MATERIAL FOR THE TASK:
/---

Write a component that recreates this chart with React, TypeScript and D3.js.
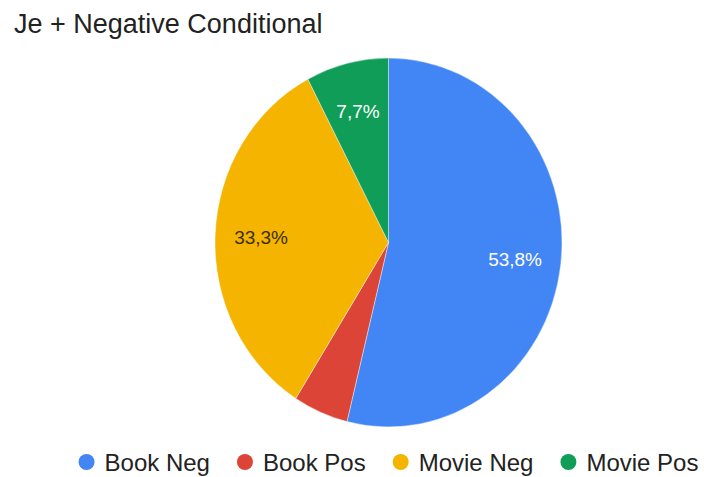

\---
/---

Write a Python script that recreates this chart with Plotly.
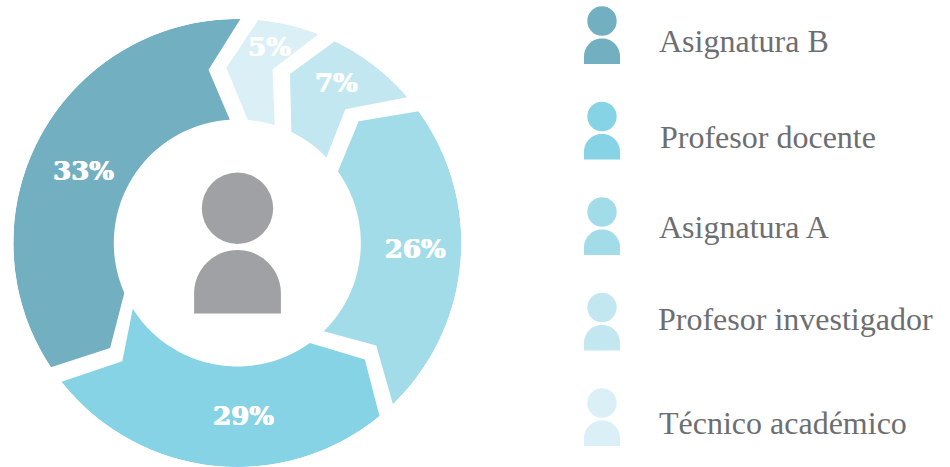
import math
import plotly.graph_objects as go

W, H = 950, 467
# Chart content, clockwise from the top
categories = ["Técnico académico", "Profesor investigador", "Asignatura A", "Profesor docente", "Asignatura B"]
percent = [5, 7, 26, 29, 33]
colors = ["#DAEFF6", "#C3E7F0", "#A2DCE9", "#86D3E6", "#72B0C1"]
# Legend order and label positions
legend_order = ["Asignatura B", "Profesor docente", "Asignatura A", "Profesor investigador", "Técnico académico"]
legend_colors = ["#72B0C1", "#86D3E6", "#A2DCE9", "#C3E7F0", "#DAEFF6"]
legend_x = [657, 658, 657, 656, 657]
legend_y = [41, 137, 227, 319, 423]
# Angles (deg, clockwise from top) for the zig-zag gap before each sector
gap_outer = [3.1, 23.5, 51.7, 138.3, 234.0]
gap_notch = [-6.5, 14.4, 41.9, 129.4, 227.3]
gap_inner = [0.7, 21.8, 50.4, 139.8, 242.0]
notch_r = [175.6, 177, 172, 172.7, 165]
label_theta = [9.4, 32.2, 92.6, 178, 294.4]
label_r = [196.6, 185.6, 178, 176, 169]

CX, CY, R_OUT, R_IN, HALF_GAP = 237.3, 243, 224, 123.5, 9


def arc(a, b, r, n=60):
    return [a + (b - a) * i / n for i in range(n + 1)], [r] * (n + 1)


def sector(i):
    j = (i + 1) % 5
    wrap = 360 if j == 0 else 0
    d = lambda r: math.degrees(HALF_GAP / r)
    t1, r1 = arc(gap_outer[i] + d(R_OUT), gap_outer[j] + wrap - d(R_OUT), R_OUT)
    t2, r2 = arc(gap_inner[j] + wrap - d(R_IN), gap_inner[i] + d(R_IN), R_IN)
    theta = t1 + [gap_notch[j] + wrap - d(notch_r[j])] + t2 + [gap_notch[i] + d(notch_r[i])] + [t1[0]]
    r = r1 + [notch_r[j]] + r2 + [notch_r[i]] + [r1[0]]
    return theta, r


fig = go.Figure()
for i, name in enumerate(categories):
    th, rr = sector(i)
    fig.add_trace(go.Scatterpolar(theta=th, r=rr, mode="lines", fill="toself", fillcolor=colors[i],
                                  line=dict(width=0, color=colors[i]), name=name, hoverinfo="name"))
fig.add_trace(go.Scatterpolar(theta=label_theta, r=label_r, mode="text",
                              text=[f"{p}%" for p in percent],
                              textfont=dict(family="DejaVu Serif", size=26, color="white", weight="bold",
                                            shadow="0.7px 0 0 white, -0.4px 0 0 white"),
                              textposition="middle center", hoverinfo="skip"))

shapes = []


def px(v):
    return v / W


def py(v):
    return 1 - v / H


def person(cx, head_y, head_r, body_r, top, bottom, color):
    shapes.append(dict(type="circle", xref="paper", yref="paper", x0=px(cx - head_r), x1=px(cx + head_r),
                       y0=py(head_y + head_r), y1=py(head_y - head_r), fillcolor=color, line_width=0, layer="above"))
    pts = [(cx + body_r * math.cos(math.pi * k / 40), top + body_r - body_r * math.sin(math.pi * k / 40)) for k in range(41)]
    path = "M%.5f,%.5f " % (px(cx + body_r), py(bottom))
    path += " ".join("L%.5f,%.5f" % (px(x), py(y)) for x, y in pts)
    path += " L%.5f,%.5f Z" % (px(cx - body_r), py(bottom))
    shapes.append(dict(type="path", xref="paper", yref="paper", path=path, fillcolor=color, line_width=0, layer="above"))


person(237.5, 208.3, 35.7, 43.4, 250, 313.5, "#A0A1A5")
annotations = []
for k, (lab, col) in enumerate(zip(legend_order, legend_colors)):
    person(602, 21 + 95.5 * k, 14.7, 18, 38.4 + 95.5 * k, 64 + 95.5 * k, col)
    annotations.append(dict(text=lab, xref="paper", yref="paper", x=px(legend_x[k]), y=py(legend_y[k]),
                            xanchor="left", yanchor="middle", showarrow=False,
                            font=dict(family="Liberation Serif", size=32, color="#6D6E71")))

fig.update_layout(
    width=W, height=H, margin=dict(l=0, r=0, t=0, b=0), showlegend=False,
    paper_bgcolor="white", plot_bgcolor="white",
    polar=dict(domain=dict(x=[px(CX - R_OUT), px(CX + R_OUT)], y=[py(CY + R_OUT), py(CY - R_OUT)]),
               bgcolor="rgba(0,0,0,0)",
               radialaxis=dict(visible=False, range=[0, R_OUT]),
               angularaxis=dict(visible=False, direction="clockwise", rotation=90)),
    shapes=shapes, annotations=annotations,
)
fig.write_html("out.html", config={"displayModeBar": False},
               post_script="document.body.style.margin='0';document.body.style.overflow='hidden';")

\---

Where a line contains the string "recreates", extract that line.

FINISHED TASK:
Write a component that recreates this chart with React, TypeScript and D3.js.
Write a Python script that recreates this chart with Plotly.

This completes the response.